Nothing but the lines from the top of the data to the line holding "(0,0) rectangle (630,479);" should be printed, word for word and both ends included; leave the pictures out.
[start GIVEN INFORMATION]
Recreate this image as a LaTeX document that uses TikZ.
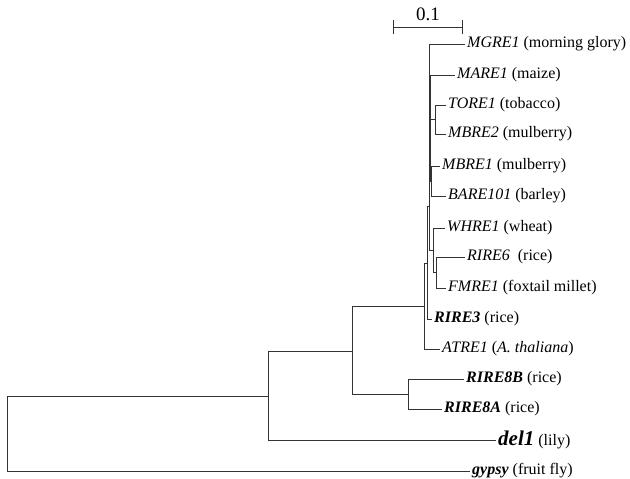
\documentclass[tikz,border=0pt]{standalone}
\usepackage{fontspec}
\setmainfont{Liberation Serif}
\usepackage{tikz}
\usetikzlibrary{arrows.meta}

\begin{document}
\begin{tikzpicture}
    [ x = 1pt, y = -1pt
    , branch/.style =
      { draw, black!80, line width = .8pt }
    , leaf/.style =
      { anchor = west, inner xsep = 2pt, inner ysep = 0pt
      , font = \fontsize{16}{18}\selectfont }
    ]
    \useasboundingbox (0,0) rectangle (630,479);

    % scale bar
    \coordinate (sbl) at (393,27);
    \coordinate (sbr) at (463,27);
    \draw [branch, {Bar[width=14pt]}-{Bar[width=14pt]}] (sbl) -- (sbr);
    \node [font=\fontsize{19}{21}\selectfont, inner sep=0pt] (scalelbl) at (428,14) {0.1};

    % inner nodes
    \coordinate (c1) at (7,433);
    \coordinate (c2) at (268,396);
    \coordinate (c3) at (352,351);
    \coordinate (c5) at (408,394);
    \coordinate (c4) at (424,306);
    \coordinate (c6) at (427,263);
    \coordinate (c7) at (429,206);
    \coordinate (c9) at (433,250);
    \coordinate (c10) at (436,272);
    \coordinate (c8) at (429.5,80);
    \coordinate (c11) at (430,112);
    \coordinate (c12) at (430.5,150);
    \coordinate (c13) at (435,119);
    \coordinate (c14) at (431,181);

    % leaves
    \node [leaf] (mgre1) at (465,44) {\textit{MGRE1} (morning glory)};
    \node [leaf] (mare1) at (455,75) {\textit{MARE1} (maize)};
    \node [leaf] (tore1) at (446,105) {\textit{TORE1} (tobacco)};
    \node [leaf] (mbre2) at (446,134) {\textit{MBRE2} (mulberry)};
    \node [leaf] (mbre1) at (440,166) {\textit{MBRE1} (mulberry)};
    \node [leaf] (bare101) at (446,196) {\textit{BARE101} (barley)};
    \node [leaf] (whre1) at (445,228) {\textit{WHRE1} (wheat)};
    \node [leaf] (rire6) at (465,257) {\textit{RIRE6}\ \ (rice)};
    \node [leaf] (fmre1) at (446,288) {\textit{FMRE1} (foxtail millet)};
    \node [leaf] (rire3) at (432,319) {\textbf{\textit{RIRE3}} (rice)};
    \node [leaf] (atre1) at (440,349) {\textit{ATRE1} (\textit{A. thaliana})};
    \node [leaf] (rire8b) at (464,379) {\textbf{\textit{RIRE8B}} (rice)};
    \node [leaf] (rire8a) at (442,409) {\textbf{\textit{RIRE8A}} (rice)};
    \node [leaf] (del1) at (496,440) {{\fontsize{21}{22}\selectfont\bfseries\itshape del1} (lily)};
    \node [leaf] (gypsy) at (470,471) {\textbf{\textit{gypsy}} (fruit fly)};

    \draw [branch] (c1) |- (c2);
    \draw [branch] (c1) |- (gypsy);
    \draw [branch] (c2) |- (c3);
    \draw [branch] (c2) |- (del1);
    \draw [branch] (c3) |- (c4);
    \draw [branch] (c3) |- (c5);
    \draw [branch] (c5) |- (rire8b);
    \draw [branch] (c5) |- (rire8a);
    \draw [branch] (c4) |- (c6);
    \draw [branch] (c4) |- (atre1);
    \draw [branch] (c6) |- (c7);
    \draw [branch] (c6) |- (rire3);
    \draw [branch] (c7) |- (c8);
    \draw [branch] (c7) |- (c9);
    \draw [branch] (c9) |- (whre1);
    \draw [branch] (c9) |- (c10);
    \draw [branch] (c10) |- (rire6);
    \draw [branch] (c10) |- (fmre1);
    \draw [branch] (c8) |- (mgre1);
    \draw [branch] (c8) |- (c11);
    \draw [branch] (c11) |- (mare1);
    \draw [branch] (c11) |- (c12);
    \draw [branch] (c12) |- (c13);
    \draw [branch] (c12) |- (c14);
    \draw [branch] (c13) |- (tore1);
    \draw [branch] (c13) |- (mbre2);
    \draw [branch] (c14) |- (mbre1);
    \draw [branch] (c14) |- (bare101);
  \end{tikzpicture}
\end{document}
[end GIVEN INFORMATION]
■ RESULT OF THE EXERCISE:
Recreate this image as a LaTeX document that uses TikZ.
\documentclass[tikz,border=0pt]{standalone}
\usepackage{fontspec}
\setmainfont{Liberation Serif}
\usepackage{tikz}
\usetikzlibrary{arrows.meta}

\begin{document}
\begin{tikzpicture}
    [ x = 1pt, y = -1pt
    , branch/.style =
      { draw, black!80, line width = .8pt }
    , leaf/.style =
      { anchor = west, inner xsep = 2pt, inner ysep = 0pt
      , font = \fontsize{16}{18}\selectfont }
    ]
    \useasboundingbox (0,0) rectangle (630,479);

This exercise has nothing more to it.